In Sept of '96 I installed Slackware 3.0 off of a loaned CD, but I didn't install X as I didn't have the space. I think I had something like 50 MB free on a partition at the time.

In November of '96 I picked up a copy of the Slackware '96 four CD set at the local music store and installed that over the 3.0 install. I even braved downloading, compiling, and installing a later 2.0 kernel at this time! I think I freed up enough space from my Windows 3.11 install to put Slack '96 on a 150 MB partition! I even shoe-horned X into there.

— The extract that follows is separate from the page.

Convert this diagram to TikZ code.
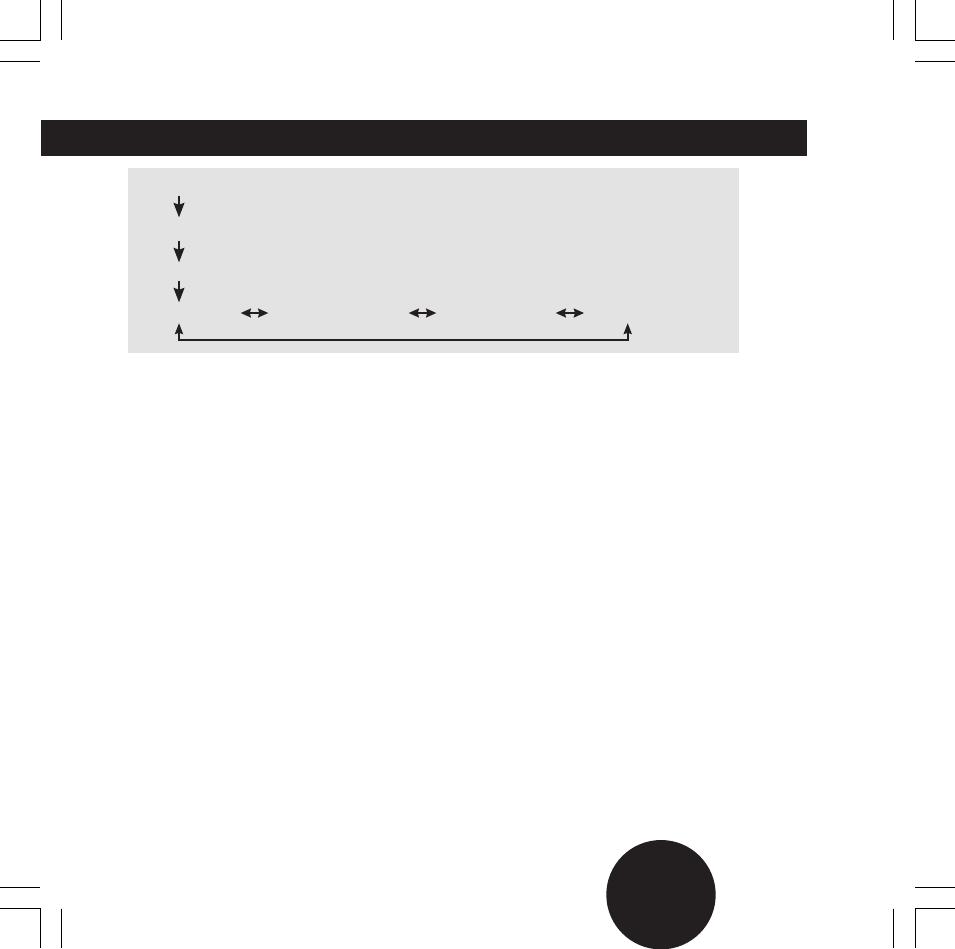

In early '97 I bought a 1.2 GB hard drive (this was on a 486DX/100 based machine with 12 MB of RAM) and could finally expand the scope of my Linux activities. I wrote my web pages in Linux as Win 3.11 presented too many limitations. By the time I finally got a copy of Win '95 installed in July of '97 I was probably using Linux 40% of the time.

In early '98 I get fed up with Win '95 for some reason (I can't remember exactly why) and decided to go with Linux full time. Other than using Xcel for a tax spreadsheet that spring, I only booted into Win '95 to try and figured out what my then ISP was doing to break the PPP connection.

1998 was the year Linux really stepped out into the spotlight. New sites dedicated to promoting Linux discussion and news appeared. Netscape made news by "open sourcing" their Mozilla browser although it would be 1 1/2 years and a complete rewrite before I was able to use it on a daily basis (around M17 or M18). Star Office became a free download so that solved my need for MS Office and booting into Win '95. By the end of 1998 being able to live on Linux full time was much easier than it had been scant months earlier.

In September of '99 I did my first install of Debian on a leftover laptop (Thinkpad 760 ED) and it all went well except to this day the built in MWave modem and sound are unsupported. The years brought new hardware and the developers have kept pace. These days I hardly worry about hardware compatibility. Over the past several years I have bought a USB digital camera, USB flatbed scanner, USB external CD writer/DVD player, a couple of USB memory sticks and a USB 2.0 card for my desktop machine and it has all "just worked".

I've gone back to using Slackware on a different partition on my T23 laptop for certain development work. Meanwhile, Debian Sid is my primary install on both my laptop and desktop machines. I have used the Live CDs from Knoppix, Kanotix, and Mepis to do various things and have experimented with Slax and other live CDs.

The polish and capability of Free Software now far exceeds anything I could have imagined a decade ago. My thanks to the developers and everyone else that has made this possible. The fun things are still happening here in the Linux Community and I look forward to what the second decade of my involvement with Linux and Free Software brings. It will continue to be fun.